Cork In 50 Artworks, No 7: A View of Cork from Audley Place, by John Butts 

The 18th-century panorama of Cork contains buildings and features that are still in existence today. A closer look, though, reveals the artist took some liberties in the vista he portrays 
Cork In 50 Artworks, No 7: A View of Cork from Audley Place, by John Butts 

A View of Cork from Audley Place, by John Butts, 

The vista from Bell’s Field at the top of Patrick’s Hill is one of the best-known views of the second city. It featured recently in TV series The Young Offenders, with the protagonists having a heart-to-heart on a bench overlooking Shandon Bells.

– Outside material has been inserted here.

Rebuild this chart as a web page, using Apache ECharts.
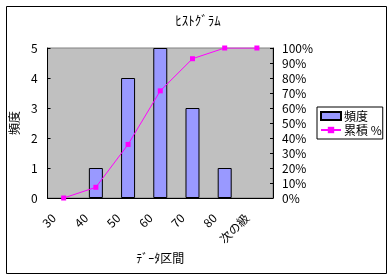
<!DOCTYPE html>
<html><head><meta charset="utf-8">
<script src="https://cdn.jsdelivr.net/npm/echarts@6/dist/echarts.min.js"></script>
<style>html,body{margin:0;padding:0;background:#fff}#c{width:390px;height:276px}</style>
</head><body><div id="c"></div>
<script>
const categories = ['30', '40', '50', '60', '70', '80', '次の級'];
const frequency = [0, 1, 4, 5, 3, 1, 0];
const cumulativePct = [0, 7.14, 35.71, 71.43, 92.86, 100, 100];
const leftTicks = { min: 0, max: 5, interval: 1 };
const rightTicks = { min: 0, max: 100, interval: 10 };
const FONT = "'Noto Sans CJK JP', 'DejaVu Sans', sans-serif";

const barData = frequency.map(v => v === 0 ? { value: v, itemStyle: { borderWidth: 0, opacity: 0 } } : v);

const chart = echarts.init(document.getElementById('c'), null, { renderer: 'canvas' });
chart.setOption({
  animation: false,
  backgroundColor: '#fff',
  graphic: [{
    type: 'rect', left: 4, top: 4, shape: { width: 380, height: 267 },
    style: { fill: 'none', stroke: '#000', lineWidth: 1 }, silent: true
  }],
  title: {
    text: 'ﾋｽﾄｸﾞﾗﾑ', left: 193, top: 9, textAlign: 'center',
    textStyle: { fontFamily: FONT, fontSize: 13, fontWeight: 'normal', color: '#000' }
  },
  legend: {
    orient: 'vertical', left: 317, top: 107,
    borderColor: '#000', borderWidth: 1, padding: [3, 1, 3, 3],
    itemGap: 2, itemWidth: 20, itemHeight: 8,
    textStyle: { fontFamily: FONT, fontSize: 12, color: '#000', padding: [0, 0, 0, -2] },
    data: [{ name: '頻度', icon: 'rect' }, { name: '累積 %' }]
  },
  grid: {
    left: 47, right: 117, top: 48, bottom: 78, show: true,
    backgroundColor: '#c0c0c0', borderColor: '#808080', borderWidth: 1
  },
  xAxis: {
    type: 'category', data: categories, boundaryGap: true,
    name: 'ﾃﾞｰﾀ区間', nameLocation: 'middle', nameGap: 52,
    nameTextStyle: { fontFamily: FONT, fontSize: 12, color: '#000' },
    axisLine: { lineStyle: { color: '#000', width: 1 } },
    axisTick: { inside: true, length: 3, lineStyle: { color: '#000' } },
    axisLabel: {
      rotate: 45, margin: 8, padding: [0, 14, 0, 0], interval: 0,
      fontFamily: FONT, fontSize: 12, color: '#000'
    },
    splitLine: { show: false }
  },
  yAxis: [{
    type: 'value', min: leftTicks.min, max: leftTicks.max, interval: leftTicks.interval,
    name: '頻度', nameLocation: 'middle', nameGap: 27, nameRotate: 90,
    nameTextStyle: { fontFamily: FONT, fontSize: 12, color: '#000' },
    axisLine: { show: true, lineStyle: { color: '#000', width: 1 } },
    axisTick: { show: true, inside: true, length: 3, lineStyle: { color: '#000' } },
    axisLabel: { margin: 10, fontFamily: FONT, fontSize: 12, color: '#000' },
    splitLine: { show: false }
  }, {
    type: 'value', position: 'right', min: rightTicks.min, max: rightTicks.max, interval: rightTicks.interval,
    axisLine: { show: true, lineStyle: { color: '#000', width: 1 } },
    axisTick: { show: true, inside: true, length: 3, lineStyle: { color: '#000' } },
    axisLabel: { margin: 9, fontFamily: FONT, fontSize: 12, color: '#000', formatter: '{value}%' },
    splitLine: { show: false }
  }],
  series: [{
    name: '頻度', type: 'bar', data: barData, yAxisIndex: 0, barWidth: 14,
    itemStyle: { color: '#9999ff', borderColor: '#000', borderWidth: 1 }
  }, {
    name: '累積 %', type: 'line', data: cumulativePct, yAxisIndex: 1,
    symbol: 'rect', symbolSize: 5, showAllSymbol: true,
    lineStyle: { color: '#ff00ff', width: 1 },
    itemStyle: { color: '#ff00ff' }
  }]
});
</script></body></html>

Take a first glimpse at John Butts’ A View of Cork from Audley Place, painted in around 1750, and you’d be forgiven for imagining that the two figures in the foreground of the landscape occupy much the same position as Conor and Jock did 270 years later. The positioning of Shandon and the buildings on the quayside, the distant mêlée of the city centre, are the same.

But look a little closer, and you’ll realise Butts has tricked you. His landscape is impossible; it’s a composite, a stitched together foreground and midground from different angles.

Dr Michael Waldron is curator at The Crawford Art Gallery, where the Butts landscape now makes its home in a building visible in the painting itself, which was then a recently constructed Customs House.

Dr Waldron has walked around Audley Place and the Patrick’s Hill vicinity, puzzling over Butts’ composition: he believes the vantage point seen in the midground of the painting is only visible from further down Cork’s famously steep hill, closer to where Bruce College is now based.

Despite Butts’ creative licence, though, to Dr Waldron the painting is “Cork before your eyes, topographically speaking. It kind of invents a foreground, but essentially the middle of the painting is a portrait of the city at a very particular moment in its history.

“You have the city centre itself, and the island at the centre: it’s bathed in sunlight and I think it’s an image of prosperity, even welcome. It’s summer, so the trees are in full leaf; it’s evening, because the sun is shining on the north face of Shandon. We’re getting the best image of the city, at a remove.”

 It’s a vantage point likely to have appealed to the kind of wealthy patrons Butts had in mind while working on his painting. It’s unknown whether he was working on commission or hoping to sell the work on spec but, Dr Waldron points out, many merchant families of the day lived at an affluent remove from the cholera- and TB-ridden city centre.

“They may have had business and property in the city centre, but they were probably living in Montenotte or Tivoli, in suburban areas where they could still have views of the city,” he says. “Their commerce was rooted in the city, so having a view of it at arms’ length meant you could still have an affection for it, but you didn’t have to deal with its social and public health problems.”

Some of the buildings still in existence today from A View of Cork. 
Some of the buildings still in existence today from A View of Cork. 

 John Butts lived a short life, and died penniless in Dublin, where he moved for work as a theatrical set painter in the years after producing his view of Cork in his twenties. Not a great deal of his work survives, and he’s probably best known for having taught two painters who emerged in his immediate wake, Nathaniel Grogan and James Barry.

His painting of his native Cork, heavily influenced in composition and style by the works of Dutch masters whose pastoral landscapes he was probably only familiar with through prints, is not only a depiction of a city in an important phase of growth, but an early example of an emerging culture of Irish visual art.

“The Ireland of the 17th century was a turbulent place,” Dr Waldron says. “The Siege of Cork was in the late 17th century. While investment in art existed, it was really the early 18th century that things start to settle politically and economically. The Georgian period was this great period of prosperity for some, accompanied by a population boom. The Irish art scene started to emerge.” 

 On loan to the Crawford, the Butts landscape went up for auction in 2005, the year Cork was European Capital of Culture. It was purchased for €700,000 by the local McCarthy family for permanent donation to the Crawford’s collection.

“It came at a really important moment for the collection, because the next year, we became a National Cultural Institution, and therefore it became part of the national collection,” Dr Waldron says.

“It was a very important hinge moment where the gallery moved from municipal to national. A painting like this being held for the nation and being available to view free of charge is a big deal. This could never have disappeared into a bank vault; it’s a gem. And there couldn’t be any other home for it.”